A common critique from the "freedom-at-all-costs" community is that a read-only system reduces user control. This is a misunderstanding of what true freedom looks like in a modern computing environment. Structured control is infinitely more powerful than unstructured risk.

There is a vital distinction between deliberate customization and accidental damage. Advanced users aren't being locked out; they are being given a safety net. For the first time, you can "hot-swap" system images or test entirely new desktop environments—like switching from GNOME to KDE—as easily as selecting a different version at boot. If you don't like the new experience, you just toggle back. No reformatting, no data loss, no risk.
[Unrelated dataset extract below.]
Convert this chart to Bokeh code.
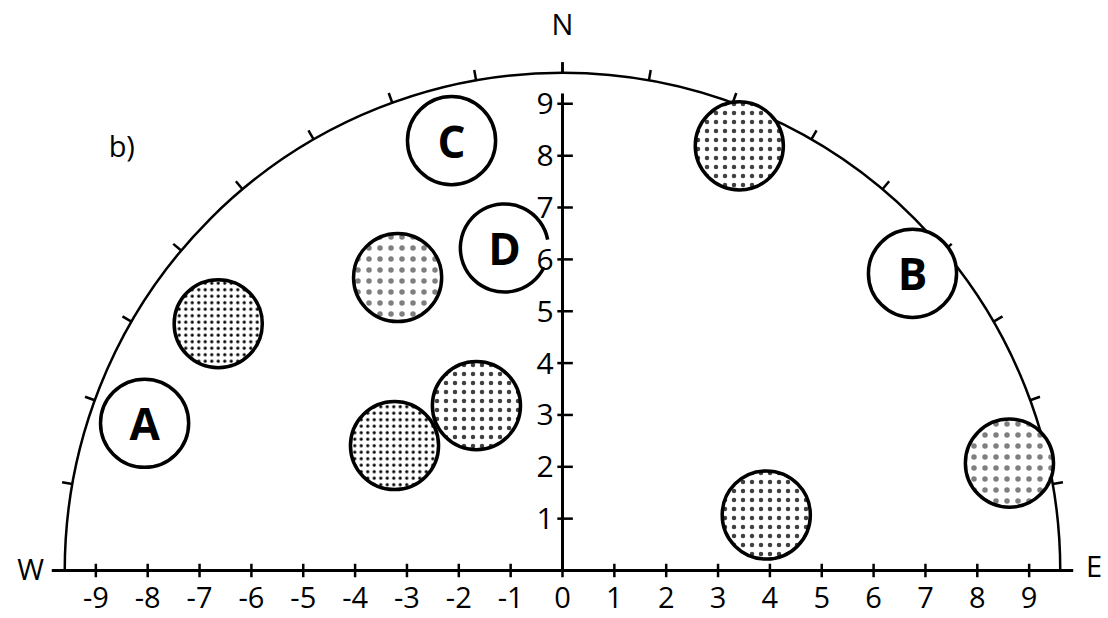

This isn't Linux "selling out"—it’s Linux growing up. It provides a professional-grade foundation that allows the user to focus on their actual work rather than the plumbing of the OS. It’s the freedom to experiment without the fear of a total system rebuild.

Bottom Line

This shift marks the moment Linux stopped chasing the features of Windows and macOS and started leading the industry. While proprietary operating systems are still struggling with fragile, legacy update models, Linux has embraced a robust, future-proof architecture inspired by the world’s most resilient cloud systems.

The Bottom Line

  • Trust: We are moving from a world of constant "tweaking" and update anxiety to a world of absolute, verifiable reliability.
  • Access: By removing the invisible technical taxes of the past, Linux is now open to the non-expert professional who just needs their tools to work.
  • Future-Proofing: The "Disposable OS" model ensures that system performance never degrades, effectively ending the era of "System Rot."

This is the moment Linux stops being a hobbyist alternative and starts being a threat to the Apple/Microsoft duopoly. It is no longer just a powerful tool for those willing to wrestle with it; it is a first-class, modern operating system built for a world where downtime is no longer an option. Linux has finally moved beyond the era of "almost"—it is now the system you simply trust.